O economista do Instituto de Pesquisa Econômica Aplicada (Ipea) Marcelo Caetano explica que só se aposentam por idade no Brasil pessoas que tiveram dificuldade na inserção ao mercado de trabalho. Na maioria dos casos, trabalharam na área de limpeza, construção, micro e pequenas empresas ou são empregados domésticos. "Nessas áreas a informalidade é grande e eles não conseguem somar os 35 anos de contribuição", constata. Para esses homens e mulheres, o salário mínimo pago, normalmente, é a renda da casa.
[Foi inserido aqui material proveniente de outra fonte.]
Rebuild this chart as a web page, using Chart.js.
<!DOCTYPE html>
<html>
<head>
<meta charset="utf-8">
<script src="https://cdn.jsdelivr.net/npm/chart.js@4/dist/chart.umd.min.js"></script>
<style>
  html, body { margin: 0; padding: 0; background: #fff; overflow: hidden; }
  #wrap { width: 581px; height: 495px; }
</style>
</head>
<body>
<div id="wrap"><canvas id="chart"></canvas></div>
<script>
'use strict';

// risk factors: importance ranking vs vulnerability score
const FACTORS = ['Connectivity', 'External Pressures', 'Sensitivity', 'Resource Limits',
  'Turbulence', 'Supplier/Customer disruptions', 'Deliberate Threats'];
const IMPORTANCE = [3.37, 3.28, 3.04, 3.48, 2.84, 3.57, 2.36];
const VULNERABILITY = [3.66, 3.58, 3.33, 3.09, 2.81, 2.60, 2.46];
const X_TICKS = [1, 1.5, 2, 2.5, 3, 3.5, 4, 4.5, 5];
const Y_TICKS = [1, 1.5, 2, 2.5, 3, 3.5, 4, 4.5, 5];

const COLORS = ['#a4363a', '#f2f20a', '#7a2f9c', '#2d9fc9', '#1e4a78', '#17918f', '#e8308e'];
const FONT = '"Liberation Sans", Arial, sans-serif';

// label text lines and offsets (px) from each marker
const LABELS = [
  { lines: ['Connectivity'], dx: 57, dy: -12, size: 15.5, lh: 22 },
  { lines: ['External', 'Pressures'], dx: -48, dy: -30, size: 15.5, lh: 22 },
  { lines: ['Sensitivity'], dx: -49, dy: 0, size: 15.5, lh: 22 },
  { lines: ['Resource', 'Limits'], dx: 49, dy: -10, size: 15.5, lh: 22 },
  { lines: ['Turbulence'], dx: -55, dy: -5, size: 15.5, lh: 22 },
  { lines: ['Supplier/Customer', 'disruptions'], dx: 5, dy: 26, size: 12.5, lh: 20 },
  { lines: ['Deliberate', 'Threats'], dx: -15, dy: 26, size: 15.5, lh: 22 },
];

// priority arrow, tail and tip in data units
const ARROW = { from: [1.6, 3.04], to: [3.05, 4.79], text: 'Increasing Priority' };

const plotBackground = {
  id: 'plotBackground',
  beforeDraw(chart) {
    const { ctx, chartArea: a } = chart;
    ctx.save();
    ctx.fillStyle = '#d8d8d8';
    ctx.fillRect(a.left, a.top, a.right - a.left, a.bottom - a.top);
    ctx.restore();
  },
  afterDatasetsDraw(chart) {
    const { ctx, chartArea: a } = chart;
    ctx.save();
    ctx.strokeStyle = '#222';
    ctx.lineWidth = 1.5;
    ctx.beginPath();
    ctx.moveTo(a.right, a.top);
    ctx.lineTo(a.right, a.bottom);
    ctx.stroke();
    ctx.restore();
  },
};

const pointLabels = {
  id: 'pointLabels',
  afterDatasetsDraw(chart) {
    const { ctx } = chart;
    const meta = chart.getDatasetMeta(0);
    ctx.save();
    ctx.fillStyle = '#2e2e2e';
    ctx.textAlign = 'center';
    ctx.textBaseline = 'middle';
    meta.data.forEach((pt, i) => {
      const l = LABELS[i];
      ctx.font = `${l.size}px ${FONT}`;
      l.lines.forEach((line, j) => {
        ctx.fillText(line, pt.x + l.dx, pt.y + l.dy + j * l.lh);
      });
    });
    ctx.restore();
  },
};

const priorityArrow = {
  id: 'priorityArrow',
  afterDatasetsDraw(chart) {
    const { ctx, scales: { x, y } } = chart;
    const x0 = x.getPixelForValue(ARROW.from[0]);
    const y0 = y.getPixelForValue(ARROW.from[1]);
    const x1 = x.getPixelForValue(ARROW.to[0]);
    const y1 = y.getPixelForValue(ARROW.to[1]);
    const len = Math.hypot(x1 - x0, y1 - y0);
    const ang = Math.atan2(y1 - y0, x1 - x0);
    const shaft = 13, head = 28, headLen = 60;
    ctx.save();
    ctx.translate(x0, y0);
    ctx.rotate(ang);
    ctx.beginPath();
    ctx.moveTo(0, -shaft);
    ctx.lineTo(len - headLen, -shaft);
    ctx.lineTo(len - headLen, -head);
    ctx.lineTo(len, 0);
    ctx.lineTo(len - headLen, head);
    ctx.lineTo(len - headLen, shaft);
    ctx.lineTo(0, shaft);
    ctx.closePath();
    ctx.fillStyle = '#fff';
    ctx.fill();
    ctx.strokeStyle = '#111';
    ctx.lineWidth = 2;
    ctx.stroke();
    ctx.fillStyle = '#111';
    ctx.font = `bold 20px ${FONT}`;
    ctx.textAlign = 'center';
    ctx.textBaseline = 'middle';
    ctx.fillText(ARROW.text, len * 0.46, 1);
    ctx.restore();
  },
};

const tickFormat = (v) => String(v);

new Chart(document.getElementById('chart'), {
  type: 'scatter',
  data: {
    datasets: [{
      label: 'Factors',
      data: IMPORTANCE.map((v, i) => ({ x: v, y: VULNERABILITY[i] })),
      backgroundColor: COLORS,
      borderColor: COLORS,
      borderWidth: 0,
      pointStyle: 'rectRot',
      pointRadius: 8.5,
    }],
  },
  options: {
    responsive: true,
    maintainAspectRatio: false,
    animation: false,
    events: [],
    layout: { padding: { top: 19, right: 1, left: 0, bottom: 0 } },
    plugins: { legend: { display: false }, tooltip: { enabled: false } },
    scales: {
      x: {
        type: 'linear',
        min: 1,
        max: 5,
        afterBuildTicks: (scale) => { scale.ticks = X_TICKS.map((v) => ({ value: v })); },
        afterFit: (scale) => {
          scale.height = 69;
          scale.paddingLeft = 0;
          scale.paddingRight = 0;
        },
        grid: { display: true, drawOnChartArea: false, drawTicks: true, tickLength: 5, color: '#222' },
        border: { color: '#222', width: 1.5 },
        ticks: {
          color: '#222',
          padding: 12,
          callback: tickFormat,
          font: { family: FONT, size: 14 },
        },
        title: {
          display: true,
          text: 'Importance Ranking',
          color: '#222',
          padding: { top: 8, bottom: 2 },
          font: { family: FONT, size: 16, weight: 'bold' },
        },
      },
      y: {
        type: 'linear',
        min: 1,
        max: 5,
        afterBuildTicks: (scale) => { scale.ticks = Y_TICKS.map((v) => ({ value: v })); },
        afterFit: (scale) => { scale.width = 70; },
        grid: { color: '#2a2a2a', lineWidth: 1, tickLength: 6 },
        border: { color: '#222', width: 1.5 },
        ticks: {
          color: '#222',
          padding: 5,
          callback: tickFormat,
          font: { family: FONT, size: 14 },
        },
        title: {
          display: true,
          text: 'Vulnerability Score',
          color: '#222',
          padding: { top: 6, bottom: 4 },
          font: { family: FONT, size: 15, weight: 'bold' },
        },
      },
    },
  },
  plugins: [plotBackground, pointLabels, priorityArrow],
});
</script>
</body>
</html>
Um estudo do Bradesco mostra que as aposentadorias respondem por 37,9% do rendimento dos lares da classe E, 34,2%, dos da classe D, e 20%, da classe C.

A distorção de pessoas com 60/65 anos sustentarem a família - filhos, netos e até bisnetos - com aposentadorias, na maioria dos casos, de um salário mínimo, também ocorre quando o benefício é assistencial, com o Loas, que prevê o pagamento do valor base de benefícios a pessoas que nunca contribuíram para o Instituto Nacional de Seguro Social (INSS).

É com a Loas e o dinheiro que consegue com coleta seletiva de lixo que Francisca Rodrigues de Oliveira, 75 anos, sustenta, há 10 anos, os seis netos e dois bisnetos, com idades que vão de 3 meses a 18 anos. Ela conta que o filho, de 39 anos, bebe e é muito violento, por isso, os netos foram se morar com ela. Francisca chegou a Brasília em 1966 e a vida inteira trabalhou com reciclagem para sobreviver.

Na opinião do ex-secretário de Política de Previdência Social, Leonardo Rolim, os benefícios pagos pelo governo continuarão segurando a renda das famílias ainda neste ano. "O aumento de 11,6% do salário mínimo deu um ganho real, ainda que pequeno, aos valores pagos. A inflação ficou em 10,7%.